Tunísia: Milhares de migrantes "despejados" no deserto
19 de junho de 2024O medo existe, dia e noite, conta Mamadou, do Chade, que pediu à DW para não divulgar o seu nome completo por receio de represálias. Está na Tunísia há mais de 3 meses, mas o seu objetivo era chegar à ilha italiana de Lampedusa, com a ajuda de traficantes de seres humanos.
"Os agentes da Guarda Costeira tunisina tiraram-nos os telemóveis e o dinheiro, depois levaram-nos até à fronteira da Líbia, onde nos despiram e nos abandonaram", ralata.

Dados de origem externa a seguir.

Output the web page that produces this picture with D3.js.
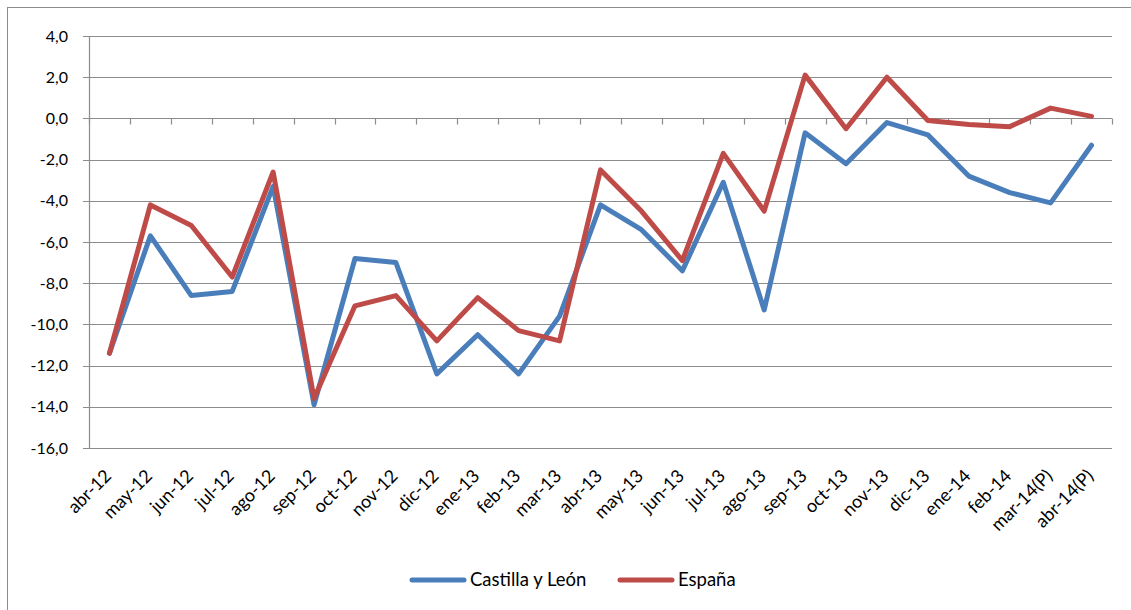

Mamadou conta o que lhe aconteceu a partir do seu esconderijo: um olival. Para lá chegar, teve de caminhar cerca de 240 quilómetros pelo deserto. Este olival tornou-se um refúgio para cerca de 80.000 migrantes subsarianos que aguardam uma oportunidade para atravessar o Mar Mediterrâneo e chegar à Europa.
"Estou aqui há mais de 3 meses e estou a viver muito mal. A Tunísia não é o nosso objetivo. Não queremos ficar aqui. Só queremos passar", revela.
Lauren Seibert, investigadora da Human Rights Watch (HRW), disse à DW que o que Mamadou e outros migrantes viveram foi "uma expulsão coletiva ilegal". Algo que a Argélia, a Líbia e a Mauritânia fazem há anos, lembra a defensora dos direitos humanos. Mas na Tunísia o fenómeno é mais recente e parece ter-se tornado sistemático desde o ano passado.
Como é usado o financiamento da UE?
"Não se trata de um fenómeno novo, apesar dos graves abusos que ocorreram durante estas expulsões e despejos no deserto, que continuam há muitos anos em todo o Norte de África por parte de muitos países", diz Seibert.
Recentemente, a organização investigativa Lighthouse Reports publicou um relatório sobre o aumento das chamadas "lixeiras do deserto", que conclui que a Guarda Nacional Tunisina estava no centro dessas operações, com grande parte do financiamento proveniente de países europeus.
"Agora, as expulsões parecem estar mais sistematizadas, em parte porque envolvem detenções urbanas e também porque implicam uma mudança na forma como os migrantes intercetados no mar são tratados", diz um especialista em migração tunisina que falou à DW sob condição de anonimato.
Desde o ano passado, a União Europeia (UE) tem celebrado parcerias em matéria de migração com o Egito, Marrocos, Mauritânia e Tunísia - acordos que incluem financiamento destinado especificamente a ser utilizado para reduzir a migração para a Europa.
Para muitos observadores, os recentes desenvolvimentos na política de migração da Tunísia são preocupantes, uma vez que o país se tornou um ponto de partida popular para os migrantes de África que desejam chegar à Europa.
Exigência: Fim de violações
A investigadora Lauren Seibert faz um apelo: "Trata-se de uma prática contínua e violadora dos direitos humanos praticada por quase todos os países do Norte de África e que tem de acabar".
Porém lembra que "com o aumento do financiamento da UE dedicado ao controlo da migração, que impede as pessoas de partirem do Norte de África em direção à Europa, isso só encoraja estas expulsões coletivas que são contrárias ao direito regional e internacional."
Em julho passado, a presidente da Comissão Europeia, Ursula von der Leyen, anunciou uma parceria com a Tunísia no valor de mais de mil milhões de euros, que incluía assistência orçamental imediata e verbas para a gestão das fronteiras.
Embora o Presidente Kais Saied diga repetidamente que a Tunísia não se tornará num "ponto de passagem para os subsaarianos", os ativistas dos direitos humanos afirmam que as expulsões coletivas ilegais estão a aumentar.
"A Comissão Europeia declarou que não apoia este tipo de expulsões coletivas, mas na verdade existe uma linha clara que pode ser traçada entre o financiamento da UE e a continuação destas práticas", entende Seibert.